Biggest ever nuclear spill to ocean – 27 petaBq of Cs-137 is 20 times TEPCO’s estimate says IRSN

TEPCO earlier estimated that Cs-137  in the sea totalled  about 1 petaBq, and the JAEA earlier estimated 4 petaBq, compared to this estimate of 27 petaBq (see Table 1 here).  The major difference is that TEPCO counted only water leaks,  this IRSN report includes deposition from the air into the sea, and is the bigget ever nuclear contamination of the ocean.

Fukushima disaster caused world’s biggest nuclear sea spill

27 Oct 2011

PARIS – France’s nuclear monitor said on Thursday that the amount of caesium 137 that leaked into the Pacific from the Fukushima disaster was the greatest single nuclear contamination of the sea ever seen.

But, confirming previous assessments, it said caesium levels had been hugely diluted by ocean currents and, except for near-shore species, posed no discernible threat.

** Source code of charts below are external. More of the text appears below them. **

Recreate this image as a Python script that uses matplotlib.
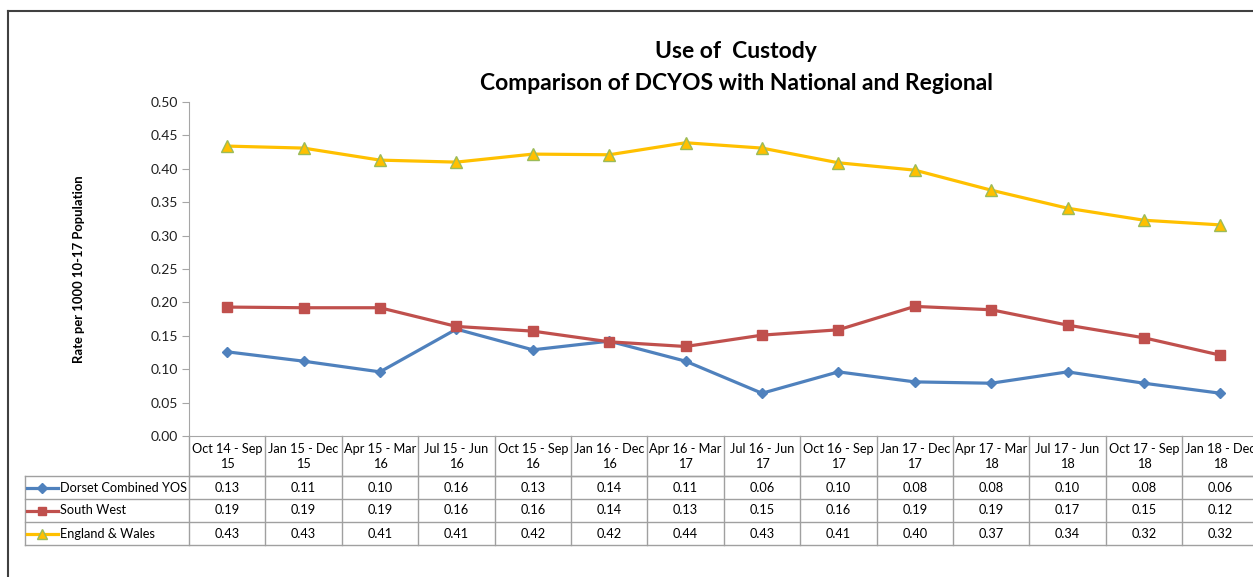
import matplotlib
matplotlib.use("Agg")
import matplotlib.pyplot as plt
from matplotlib.lines import Line2D

plt.rcParams['font.family'] = ['Lato', 'DejaVu Sans']

categories = ["Oct 14 - Sep\n15", "Jan 15 - Dec\n15", "Apr 15 - Mar\n16", "Jul 15 - Jun\n16",
              "Oct 15 - Sep\n16", "Jan 16 - Dec\n16", "Apr 16 - Mar\n17", "Jul 16 - Jun\n17",
              "Oct 16 - Sep\n17", "Jan 17 - Dec\n17", "Apr 17 - Mar\n18", "Jul 17 - Jun\n18",
              "Oct 17 - Sep\n18", "Jan 18 - Dec\n18"]
dorset = [0.126, 0.112, 0.096, 0.160, 0.129, 0.142, 0.112, 0.064, 0.096, 0.081, 0.079, 0.096, 0.079, 0.064]
south_west = [0.193, 0.192, 0.192, 0.164, 0.157, 0.141, 0.134, 0.151, 0.159, 0.194, 0.189, 0.166, 0.147, 0.121]
england_wales = [0.434, 0.431, 0.413, 0.410, 0.422, 0.421, 0.439, 0.431, 0.409, 0.398, 0.368, 0.341, 0.323, 0.316]
series_names = ["Dorset Combined YOS", "South West", "England & Wales"]
yticks = [0.00, 0.05, 0.10, 0.15, 0.20, 0.25, 0.30, 0.35, 0.40, 0.45, 0.50]

W, H = 1253, 577
fig = plt.figure(figsize=(W / 100, H / 100), dpi=100)
fig.patch.set_facecolor('white')

colw = 76.4
ax = fig.add_axes([189 / W, 1 - 436 / H, 14 * colw / W, 334 / H])
x = list(range(len(categories)))

styles = [
    dict(color='#4F81BD', marker='D', markersize=5.5, markerfacecolor='#4F81BD', markeredgecolor='#4F81BD'),
    dict(color='#C0504D', marker='s', markersize=7, markerfacecolor='#C0504D', markeredgecolor='#C0504D'),
    dict(color='#FFC000', marker='^', markersize=8, markerfacecolor='#FFC000', markeredgecolor='#9BBB59'),
]
data = [dorset, south_west, england_wales]
for vals, st in zip(data, styles):
    ax.plot(x, vals, linewidth=2.3, **st)

ax.set_xlim(-0.5, len(categories) - 0.5)
ax.set_ylim(0, 0.5)
ax.set_yticks(yticks)
ax.set_yticklabels([f"{v:.2f}" for v in yticks], fontsize=10, color='#202020')
ax.set_xticks([])
for s in ['top', 'right']:
    ax.spines[s].set_visible(False)
ax.spines['left'].set_color('#a6a6a6')
ax.spines['bottom'].set_color('#a6a6a6')
ax.tick_params(axis='y', direction='out', length=5, color='#a6a6a6', pad=3)
ax.set_ylabel("Rate per 1000 10-17 Population", fontsize=9.4, fontweight='bold', labelpad=47)

# table
tr = ax.get_xaxis_transform()
ph = 334.0
def yf(py):
    return -(py - 436) / ph

lc = '#a0a0a0'
row_edges = [436, 476, 499, 522, 545]
xl = -0.5 - (189 - 25) / colw
xr = len(categories) - 0.5
ax.plot([-0.5, xr], [yf(476)] * 2, transform=tr, color=lc, lw=1, clip_on=False)
for py in row_edges[1:]:
    ax.plot([xl, xr], [yf(py)] * 2, transform=tr, color=lc, lw=1, clip_on=False)
for i in range(len(categories) + 1):
    ax.plot([i - 0.5] * 2, [yf(436), yf(545)], transform=tr, color=lc, lw=1, clip_on=False)
ax.plot([xl] * 2, [yf(476), yf(545)], transform=tr, color=lc, lw=1, clip_on=False)

fs = 9.2
for i, c in enumerate(categories):
    ax.text(i, yf(456.5), c, transform=tr, ha='center', va='center', fontsize=fs,
            linespacing=1.3, clip_on=False)
for r, (vals, name, st) in enumerate(zip(data, series_names, styles)):
    yc = yf((row_edges[r + 1] + row_edges[r + 2]) / 2)
    for i, v in enumerate(vals):
        ax.text(i, yc, f"{v:.2f}", transform=tr, ha='center', va='center', fontsize=fs, clip_on=False)
    lx0 = xl + 2 / colw
    lx1 = xl + 33 / colw
    ax.add_line(Line2D([lx0, lx1], [yc, yc], transform=tr, linewidth=2.3, color=st['color'], clip_on=False))
    ax.plot([(lx0 + lx1) / 2], [yc], transform=tr, linestyle='none', clip_on=False,
            marker=st['marker'], markersize=st['markersize'] * 0.9,
            markerfacecolor=st['markerfacecolor'], markeredgecolor=st['markeredgecolor'])
    ax.text(xl + 35 / colw, yc, name, transform=tr, ha='left', va='center', fontsize=fs, clip_on=False)

# titles
fig.text(736 / W, 1 - 51.5 / H, "Use of  Custody", ha='center', va='center', fontsize=16.5, fontweight='bold')
fig.text(736 / W, 1 - 83.5 / H, "Comparison of DCYOS with National and Regional", ha='center', va='center',
         fontsize=16.5, fontweight='bold')

# outer border
fig.add_artist(Line2D([8 / W, 8 / W], [0, 1 - 11 / H], transform=fig.transFigure, color='#404040', lw=1.5))
fig.add_artist(Line2D([8 / W, 1], [1 - 11 / H, 1 - 11 / H], transform=fig.transFigure, color='#404040', lw=1.5))

fig.savefig("out.png", dpi=100, facecolor='white')
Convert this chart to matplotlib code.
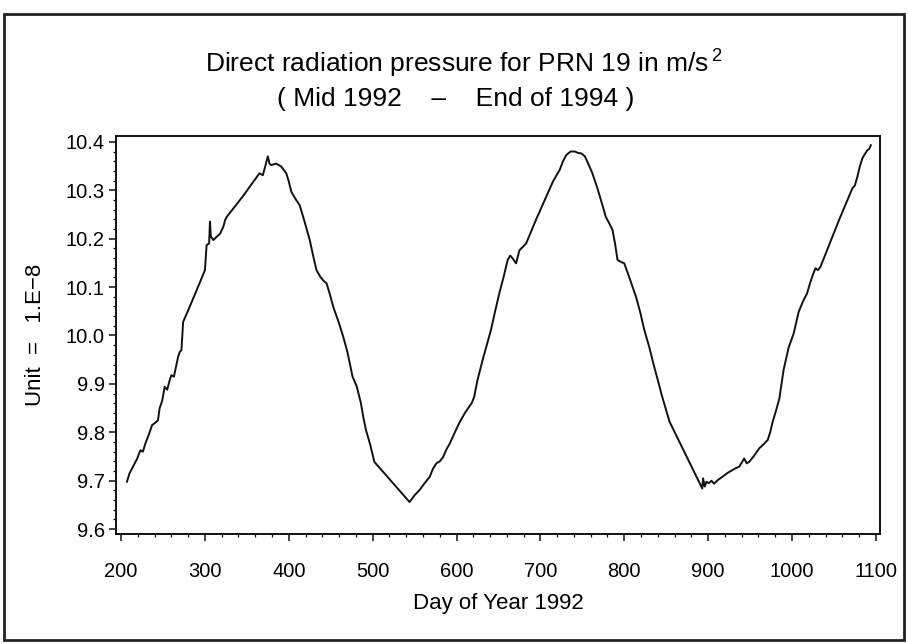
import matplotlib
matplotlib.use('Agg')
import matplotlib.pyplot as plt
from matplotlib.ticker import MultipleLocator
from matplotlib.patches import Rectangle

plt.rcParams['font.family'] = ['Liberation Sans', 'DejaVu Sans']
plt.rcParams['mathtext.fontset'] = 'custom'
plt.rcParams['mathtext.rm'] = 'Liberation Sans'

# day of year 1992 and direct radiation pressure (unit 1.E-8 m/s^2)
days = [207, 210, 213, 216, 219, 223, 226, 229, 233, 237, 241, 244, 246, 249, 252, 255,
        258, 260, 263, 266, 268, 270, 272, 274, 280, 290, 300, 302, 305, 306, 307, 310,
        314, 318, 322, 324, 326, 335, 345, 355, 365, 369, 372, 375, 377, 379, 385, 391,
        397, 400, 403, 408, 413, 418, 425, 429, 433, 438, 442, 445, 449, 453, 459, 465,
        470, 476, 481, 486, 489, 492, 497, 502, 544, 550, 556, 562, 568, 572, 576, 580,
        584, 588, 592, 598, 604, 610, 615, 618, 621, 625, 632, 641, 646, 651, 656, 661,
        664, 667, 671, 675, 683, 695, 707, 715, 723, 727, 731, 736, 741, 745, 749, 753,
        756, 762, 768, 773, 778, 782, 786, 789, 792, 796, 800, 805, 810, 814, 819, 824,
        830, 835, 840, 845, 850, 854, 893, 894, 896, 898, 901, 904, 907, 912, 917, 923,
        929, 933, 937, 941, 943, 946, 949, 955, 961, 966, 971, 974, 977, 981, 985, 990,
        996, 1002, 1008, 1013, 1018, 1021, 1024, 1028, 1031, 1034, 1045, 1056, 1064, 1072,
        1075, 1078, 1081, 1084, 1087, 1090, 1092, 1094]
pressure = [9.698, 9.715, 9.725, 9.735, 9.745, 9.763, 9.760, 9.777, 9.795, 9.815, 9.820,
            9.825, 9.850, 9.865, 9.894, 9.888, 9.908, 9.918, 9.915, 9.940, 9.956, 9.966,
            9.970, 10.028, 10.052, 10.093, 10.135, 10.187, 10.190, 10.235, 10.205, 10.197,
            10.204, 10.210, 10.225, 10.238, 10.245, 10.265, 10.287, 10.311, 10.335, 10.331,
            10.350, 10.370, 10.355, 10.352, 10.355, 10.349, 10.335, 10.318, 10.297, 10.282,
            10.269, 10.240, 10.197, 10.165, 10.135, 10.120, 10.112, 10.108, 10.085, 10.059,
            10.030, 9.997, 9.965, 9.915, 9.895, 9.860, 9.830, 9.805, 9.775, 9.739, 9.656,
            9.670, 9.681, 9.695, 9.708, 9.725, 9.736, 9.740, 9.749, 9.765, 9.777, 9.800,
            9.822, 9.840, 9.853, 9.860, 9.873, 9.908, 9.955, 10.011, 10.050, 10.087, 10.120,
            10.156, 10.165, 10.159, 10.149, 10.176, 10.190, 10.240, 10.287, 10.318, 10.342,
            10.360, 10.373, 10.380, 10.380, 10.377, 10.376, 10.370, 10.359, 10.335, 10.304,
            10.275, 10.245, 10.232, 10.218, 10.190, 10.156, 10.152, 10.149, 10.125, 10.100,
            10.080, 10.048, 10.011, 9.975, 9.940, 9.908, 9.875, 9.846, 9.822, 9.684, 9.705,
            9.688, 9.698, 9.695, 9.700, 9.694, 9.702, 9.708, 9.716, 9.722, 9.726, 9.729,
            9.740, 9.746, 9.736, 9.739, 9.752, 9.767, 9.775, 9.784, 9.800, 9.822, 9.845,
            9.870, 9.929, 9.975, 10.004, 10.049, 10.070, 10.087, 10.105, 10.121, 10.139,
            10.135, 10.142, 10.190, 10.238, 10.271, 10.304, 10.310, 10.328, 10.350, 10.366,
            10.375, 10.383, 10.385, 10.393]

xticks = [200, 300, 400, 500, 600, 700, 800, 900, 1000, 1100]
yticks = [9.6, 9.7, 9.8, 9.9, 10.0, 10.1, 10.2, 10.3, 10.4]

fig = plt.figure(figsize=(9.08, 6.44), dpi=100)
ax = fig.add_axes([0.1278, 0.1708, 0.8414, 0.618])

ax.plot(days, pressure, color='#111111', lw=1.4)

ax.set_xlim(194, 1105)
ax.set_ylim(9.59, 10.412)
ax.set_xticks(xticks)
ax.set_yticks(yticks)
ax.set_yticklabels(['%.1f' % v for v in yticks])
ax.xaxis.set_minor_locator(MultipleLocator(20))
ax.yaxis.set_minor_locator(MultipleLocator(0.02))
ax.tick_params(axis='both', which='major', direction='out', length=5, width=1.1,
               labelsize=14.5, color='#111111')
ax.tick_params(axis='both', which='minor', direction='out', length=2.5, width=0.9,
               color='#111111')
ax.tick_params(axis='x', which='major', pad=15)
ax.tick_params(axis='y', which='major', pad=3)
for s in ax.spines.values():
    s.set_linewidth(1.4)
    s.set_color('#111111')

ax.set_xlabel('Day of Year 1992', fontsize=16, labelpad=9)
ax.set_ylabel('Unit  =   1.E\u22128', fontsize=16, labelpad=14)

fig.text(0.511, 0.903, r'Direct radiation pressure for PRN 19 in m/s$^{\,2}$',
         ha='center', va='center', fontsize=19)
fig.text(0.502, 0.847, '( Mid 1992    \u2013    End of 1994 )',
         ha='center', va='center', fontsize=19)

fig.patches.append(Rectangle((0.004, 0.006), 0.992, 0.972, transform=fig.transFigure,
                             fill=False, lw=2, edgecolor='#222222'))

fig.savefig('out.png', dpi=100)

From March 21 to mid-July, 27.1 peta becquerels of caesium 137 entered the sea, the Institute for Radiological Protection and Nuclear Safety (IRSN) said.

One peta becquerel is a million billion bequerels, or 10 to the power of 15.

Of the total, 82 percent entered the sea before April 8, through water that was pumped into the Fukushima’s damaged reactor units in a bid to cool them down, it said.

“This is the biggest single outflow of man-made radionuclides to the marine environment ever observed,” the agency said in a press release.

Caesium is a slow-decaying element, taking 30 years to lose half of its radioactivity.

The IRSN said large quantities of iodine 131 also entered the sea as a result of the disaster, caused by the March 11 9.0-magnitude quake that occurred off northeastern Japan.

But iodine 131 decays quickly, having a half-life of eight days, and the contamination “swiftly diminished,” the report said.

The IRSN said that, for the Pacific generally, caesium levels would ultimately stabilise at 0.004 becquerels per litre thanks to the diluting effect of powerful ocean currents.

This is twice the concentration that prevailed during atmospheric nuclear testing in the 1960s.

“These levels should not have an impact in terms of radiological safety,” the IRSN said.

However, “significant pollution of seawater on the coast near the damaged plant could persist,” because of continuing runoff of contaminated rainwater from the land, it said.

“Maintaining monitoring of marine species taken in Fukushima’s coastal waters is justified,” it said.

The IRSN cited deep-water fish, fish at the top of the marine food chain and molluscs and other filtrating organisms as “the species that are the most sensitive” to caesium pollution.